Constant was charged in the Brooklyn indictment for fraudulently arranging over $1.7 million in bank financing for the purchase or refinancing of four Brooklyn properties. According to the indictment, Constant and other co-conspirators would locate a property for sale and generate a false and artificially high appraisal for the property. The defendants would then pay a straw buyer to submit his or her name and credit score to mortgage banks, which would accordingly provide loans to purchase the house — at the inflated value. The co-conspirators would then divert proceeds of the fraudulently obtained loans to themselves.

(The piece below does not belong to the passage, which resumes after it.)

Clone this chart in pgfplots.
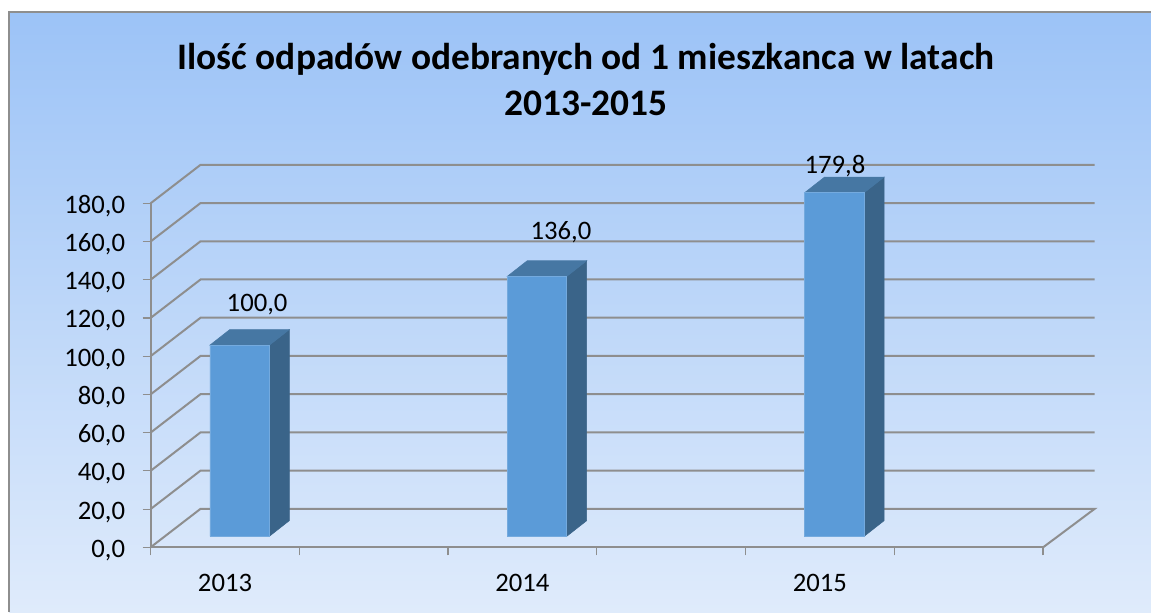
\documentclass[border=0pt]{standalone}
\usepackage{fontspec}
\setmainfont{Carlito}
\usepackage{pgfplots}
\pgfplotsset{compat=1.18}
\definecolor{axgray}{HTML}{8E8E8E}
\definecolor{barfront}{HTML}{5B9BD8}
\definecolor{bartop}{HTML}{4677A3}
\definecolor{barside}{HTML}{3A6489}
\definecolor{bgtop}{HTML}{9CC3F7}
\definecolor{bgbot}{HTML}{DFEBFB}
\begin{document}
\begin{tikzpicture}
\begin{scope}[x=0.75pt,y=0.75pt]
\useasboundingbox (0,0) rectangle (1151,612);
\fill[white] (0,0) rectangle (1151,612);
\shade[top color=bgtop,bottom color=bgbot,draw=none] (9,0) rectangle (1151,600);
\draw[axgray,line width=1.2pt] (9,0) -- (9,600) -- (1151,600);
\node[font=\fontsize{28.05pt}{35pt}\selectfont\bfseries,align=center,anchor=center] at (586,532.5)
  {Ilość odpadów odebranych od 1 mieszkanca w latach\\2013-2015};
\end{scope}
\begin{axis}[
  at={(112.9pt,48.5pt)},anchor=south west,
  scale only axis,width=669.4pt,height=258pt,
  xmin=-0.2993,xmax=2.7018,ymin=0,ymax=180,
  clip=false,
  axis lines*=left,
  axis line style={axgray,line width=1.5pt},
  ytick={0,20,...,180},
  xtick={-0.2993,0.2009,0.7011,1.2013,1.7015,2.2017,2.7018},xticklabels={},
  xtick style={draw=axgray,line width=0.9pt},
  extra x ticks={0,1,2},
  extra x tick labels={2013,2014,2015},
  extra x tick style={major tick length=0pt,tick style={draw=none},
     xticklabel style={xshift=-10.9pt,yshift=-16.5pt}},
  ytick style={draw=axgray,line width=0.9pt},
  tick align=outside,major tick length=6pt,
  scaled y ticks=false,
  tick label style={font=\fontsize{20pt}{24pt}\selectfont,text=black},
  yticklabel style={/pgf/number format/fixed,/pgf/number format/fixed zerofill,/pgf/number format/precision=1,/pgf/number format/use comma,/pgf/number format/1000 sep={},/pgf/number format/assume math mode=true,xshift=-9.5pt,yshift=-2.2pt},
]
% walls: front edge, back corner, right end
\pgfplotsset{grid line/.style={axgray,line width=1.5pt,forget plot}}
\addplot[grid line] coordinates {(-0.2993,20)(-0.1312,40.15)(2.8752,40.15)};
\addplot[grid line] coordinates {(-0.2993,40)(-0.1312,60.15)(2.8752,60.15)};
\addplot[grid line] coordinates {(-0.2993,60)(-0.1312,80.15)(2.8752,80.15)};
\addplot[grid line] coordinates {(-0.2993,80)(-0.1312,100.15)(2.8752,100.15)};
\addplot[grid line] coordinates {(-0.2993,100)(-0.1312,120.15)(2.8752,120.15)};
\addplot[grid line] coordinates {(-0.2993,120)(-0.1312,140.15)(2.8752,140.15)};
\addplot[grid line] coordinates {(-0.2993,140)(-0.1312,160.15)(2.8752,160.15)};
\addplot[grid line] coordinates {(-0.2993,160)(-0.1312,180.15)(2.8752,180.15)};
\addplot[grid line] coordinates {(-0.2993,180)(-0.1312,200.15)(2.8752,200.15)};
\addplot[grid line] coordinates {(-0.2993,0)(-0.1312,20.15)(2.8752,20.15)(2.7018,0)};
% bars, lifted off the floor by 11 px
\pgfplotsset{lifted/.style={yshift=8.25pt,forget plot}}
\addplot[lifted,fill=barside,draw=barside] coordinates {(0.1,0)(0.1672,8.2)(0.1672,108.2)(0.1,100)} --cycle;
\addplot[lifted,fill=bartop,draw=bartop] coordinates {(-0.1,100)(-0.0328,108.2)(0.1672,108.2)(0.1,100)} --cycle;
\addplot[lifted,fill=barside,draw=barside] coordinates {(1.1,0)(1.1672,8.2)(1.1672,144.2)(1.1,136)} --cycle;
\addplot[lifted,fill=bartop,draw=bartop] coordinates {(0.9,136)(0.9672,144.2)(1.1672,144.2)(1.1,136)} --cycle;
\addplot[lifted,fill=barside,draw=barside] coordinates {(2.1,0)(2.1672,8.2)(2.1672,188)(2.1,179.8)} --cycle;
\addplot[lifted,fill=bartop,draw=bartop] coordinates {(1.9,179.8)(1.9672,188)(2.1672,188)(2.1,179.8)} --cycle;
\addplot[lifted,ybar,bar width=44.6pt,bar shift=0pt,fill=barfront,draw=barfront!85!white] coordinates {(0,100)(1,136)(2,179.8)};
\node[font=\fontsize{20pt}{24pt}\selectfont] at (axis cs:0.059,127.3) {100,0};
\node[font=\fontsize{20pt}{24pt}\selectfont] at (axis cs:1.081,165) {136,0};
\node[font=\fontsize{20pt}{24pt}\selectfont] at (axis cs:2.002,199.5) {179,8};
\end{axis}
\end{tikzpicture}
\end{document}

For part of the period covered in the indictment, Constant served as the Suffolk County branch manager for D & M Financial, Inc., a New Jersey-based mortgage bank. In a separate case also prosecuted by the OCTF, Constant pleaded guilty for his involvement in the theft of over $1 million in mortgage funds from the fraudulent sale of a Suffolk County home.

Attorney General Cuomo said, “Selling a house is one of the most important financial transactions of peoples’ lives. Mortgage and housing fraud can turn the American dream of owning a home into a nightmare. This complicated scheme victimized home sellers and innocent lenders alike, and distorted the residential real estate market in and around New York City. My office will continue to make it a priority to rout out fraud in the housing market.”

Cuomo said, “In this case, there is another reason to celebrate today’s guilty plea. In the 1990s Emmanuel Constant was the chief of a notorious Haitian death squad that was backed by the island’s military dictatorship. Many in New York’s large Haitian community will no doubt rejoice that Constant is no longer walking among us as a free man.”

Until OCTF arrested him in July of this year, Constant, a native of Haiti, had been living freely in New York despite a 1995 federal immigration warrant and a 1995 federal deportation order.

In a 2006 federal civil proceeding, Judge Sidney H. Stein of the United States District Court in the Southern District of New York held Constant civilly liable for torture, extrajudicial killings, and crimes against humanity committed between approximately 1992 and 1995 by the Front Revolutionnaire Pour L’Advancement et le Progres d’Haiti, or “FRAPH.” FRAPH, founded and commanded by Constant, was dedicated to terrorizing and torturing political opponents of Haiti’s military regime. The outstanding civil judgment for these offenses is $19 million.

The case was prosecuted by OCTF Assistant Deputy Attorneys General Sean Courtney and Peter Zanolin, under the supervision of Christopher Prather, the Deputy Attorney General in Charge of the Task Force. The Attorney General’s investigation was led by Senior Investigator Gerard Quinn, with the assistance of Investigator Brian Badal and other investigators in the Office of the Attorney General, under the supervision of Supervising Investigator Arthur Schwartz.